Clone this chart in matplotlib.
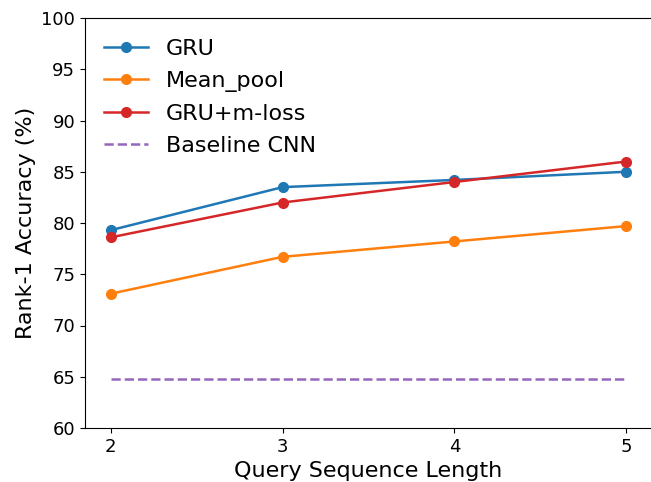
import matplotlib
matplotlib.use("Agg")
import matplotlib.pyplot as plt

lengths = [2, 3, 4, 5]
gru = [79.3, 83.5, 84.2, 85.0]
mean_pool = [73.1, 76.7, 78.2, 79.7]
gru_mloss = [78.6, 82.0, 84.0, 86.0]
baseline_cnn = [64.8, 64.8, 64.8, 64.8]

fig = plt.figure(figsize=(6.51, 4.82), dpi=100)
ax = fig.add_axes([85/651, 54/482, 567/651, 410/482])

ax.plot(lengths, gru, marker='o', markersize=7, lw=1.8, color='#1f77b4', label='GRU')
ax.plot(lengths, mean_pool, marker='o', markersize=7, lw=1.8, color='#ff7f0e', label='Mean_pool')
ax.plot(lengths, gru_mloss, marker='o', markersize=7, lw=1.8, color='#d62728', label='GRU+m-loss')
ax.plot(lengths, baseline_cnn, ls='--', lw=1.8, color='#9467bd', label='Baseline CNN')

ax.set_ylim(60, 100)
ax.set_yticks(range(60, 101, 5))
ax.set_xticks(lengths)
ax.set_xlim(1.85, 5.15)
ax.tick_params(labelsize=13)
ax.set_xlabel('Query Sequence Length', fontsize=16)
ax.set_ylabel('Rank-1 Accuracy (%)', fontsize=16)
ax.legend(loc='upper left', fontsize=16, frameon=False, borderaxespad=0.45,
          labelspacing=0.545, bbox_to_anchor=(0, 0.996))

fig.savefig('out.png', dpi=100)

○ ○ ○

TASK:
Repeat, word for word and with no pictures, only the lines running from the beginning of the data to the line that contains "ax = fig.add_axes([85/651, 54/482, 567/651, 410/482])".

SOLUTION:
Clone this chart in matplotlib.
import matplotlib
matplotlib.use("Agg")
import matplotlib.pyplot as plt

lengths = [2, 3, 4, 5]
gru = [79.3, 83.5, 84.2, 85.0]
mean_pool = [73.1, 76.7, 78.2, 79.7]
gru_mloss = [78.6, 82.0, 84.0, 86.0]
baseline_cnn = [64.8, 64.8, 64.8, 64.8]

fig = plt.figure(figsize=(6.51, 4.82), dpi=100)
ax = fig.add_axes([85/651, 54/482, 567/651, 410/482])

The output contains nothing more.